» Requirements
Identify and reproduce every line holding the string "this".

» Supplied material

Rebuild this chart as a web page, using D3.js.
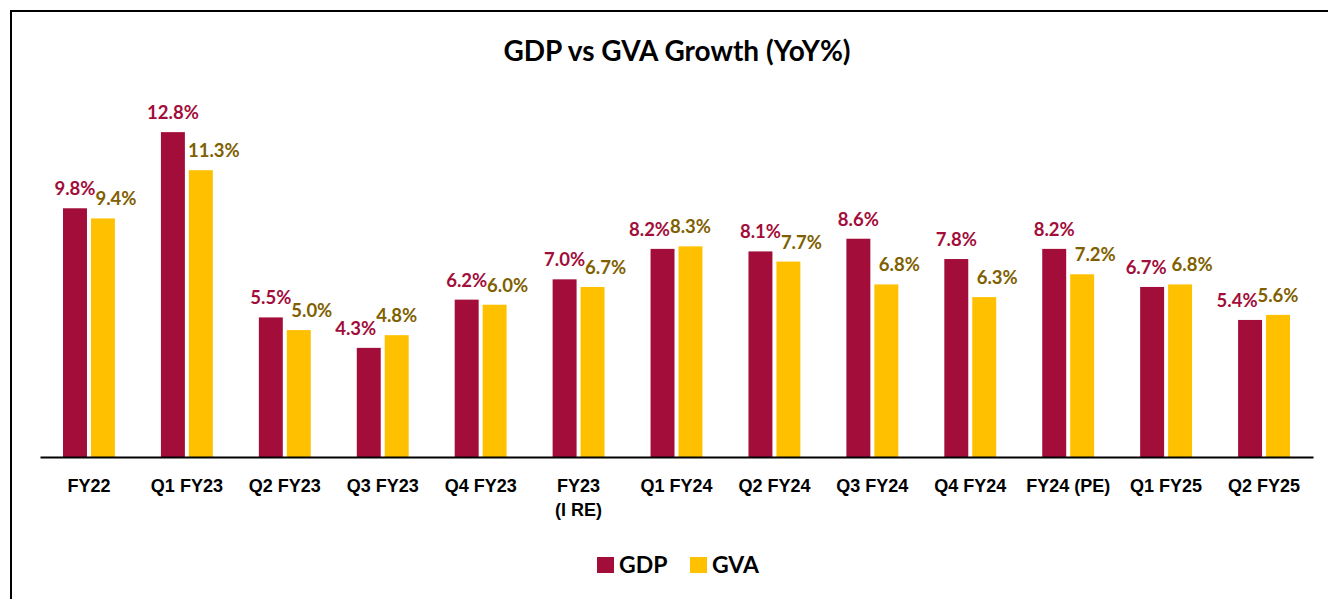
<!DOCTYPE html>
<html>
<head>
<meta charset="utf-8">
<script src="https://cdn.jsdelivr.net/npm/d3@7"></script>
<style>
  html, body { margin: 0; padding: 0; background: #fff; }
  svg { display: block; font-family: Lato, "Open Sans", sans-serif; }
</style>
</head>
<body>
<svg id="chart" width="1328" height="599"></svg>
<script>
// Quarterly / annual growth periods
const categories = ["FY22", "Q1 FY23", "Q2 FY23", "Q3 FY23", "Q4 FY23", "FY23\n(I RE)",
  "Q1 FY24", "Q2 FY24", "Q3 FY24", "Q4 FY24", "FY24 (PE)", "Q1 FY25", "Q2 FY25"];
const seriesNames = ["GDP", "GVA"];
const gdpValues = [9.8, 12.8, 5.5, 4.3, 6.2, 7.0, 8.2, 8.1, 8.6, 7.8, 8.2, 6.7, 5.4];
const gvaValues = [9.4, 11.3, 5.0, 4.8, 6.0, 6.7, 8.3, 7.7, 6.8, 6.3, 7.2, 6.8, 5.6];
const chartTitle = "GDP vs GVA Growth (YoY%)";

const barColors = { GDP: "#A20D3A", GVA: "#FFC000" };
const labelColors = { GDP: "#A20D3A", GVA: "#7F6000" };

const svg = d3.select("#chart");
const W = 1328, H = 599;
const baseY = 457;

// Frame around the chart area
svg.append("rect")
  .attr("x", 11).attr("y", 11)
  .attr("width", W + 20).attr("height", H + 20)
  .attr("fill", "none").attr("stroke", "#000").attr("stroke-width", 2);

// Title
svg.append("text")
  .attr("x", 677).attr("y", 61)
  .attr("text-anchor", "middle")
  .attr("font-size", 28).attr("font-weight", 700).attr("fill", "#000")
  .text(chartTitle);

const rows = categories.map((c, i) => ({
  cat: c,
  values: [
    { key: "GDP", value: gdpValues[i] },
    { key: "GVA", value: gvaValues[i] }
  ]
}));

const x0 = d3.scaleBand().domain(categories).range([40, 1313])
  .paddingInner(0.47).paddingOuter(0.235);
const x1 = d3.scaleBand().domain(seriesNames).range([0, x0.bandwidth()])
  .paddingInner(0.143);
const y = d3.scaleLinear().domain([0, 14]).range([baseY, baseY - 14 * 25.38]);

const groups = svg.append("g").selectAll("g")
  .data(rows).join("g")
  .attr("transform", d => `translate(${x0(d.cat)},0)`);

groups.selectAll("rect")
  .data(d => d.values).join("rect")
  .attr("x", d => x1(d.key))
  .attr("y", d => y(d.value))
  .attr("width", x1.bandwidth())
  .attr("height", d => y(0) - y(d.value))
  .attr("fill", d => barColors[d.key]);

// Value labels; the label of the shorter bar in each pair is nudged outward
groups.each(function (d) {
  const g = d3.select(this);
  d.values.forEach((v, i) => {
    const other = d.values[1 - i];
    let nudge = 0;
    if (v.value <= other.value) nudge = i === 0 ? -13 : 13;
    if (Math.abs(v.value - other.value) <= 0.1) nudge = i === 0 ? -6 : 12;
    g.append("text")
      .attr("x", x1(v.key) + x1.bandwidth() / 2 + nudge)
      .attr("y", y(v.value) - 13)
      .attr("text-anchor", "middle")
      .attr("font-size", 18.5).attr("font-weight", 700)
      .attr("fill", labelColors[v.key])
      .text(v.value.toFixed(1) + "%");
  });
});

// Category axis
const axis = svg.append("g")
  .attr("transform", `translate(0,${baseY})`)
  .call(d3.axisBottom(x0).tickSize(0).tickPadding(22).tickFormat(() => ""));
axis.select(".domain").attr("stroke", "#000").attr("stroke-width", 2);
axis.selectAll(".tick text").remove();
axis.selectAll(".tick").append("text")
  .attr("text-anchor", "middle")
  .attr("font-size", 18).attr("font-weight", 700).attr("fill", "#000")
  .each(function (d) {
    const t = d3.select(this);
    d.split("\n").forEach((line, i) => {
      t.append("tspan").attr("x", 0).attr("y", 35 + i * 24).text(line);
    });
  });

// Legend
const legend = svg.append("g");
const legendItems = [
  { key: "GDP", x: 597 },
  { key: "GVA", x: 690 }
];
legendItems.forEach(it => {
  legend.append("rect")
    .attr("x", it.x).attr("y", 557).attr("width", 17).attr("height", 16)
    .attr("fill", barColors[it.key]);
  legend.append("text")
    .attr("x", it.x + 22).attr("y", 573)
    .attr("font-size", 23).attr("font-weight", 700).attr("fill", "#000")
    .text(it.key);
});
</script>
</body>
</html>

» Exercise solution
Rebuild this chart as a web page, using D3.js.
  const g = d3.select(this);
    const t = d3.select(this);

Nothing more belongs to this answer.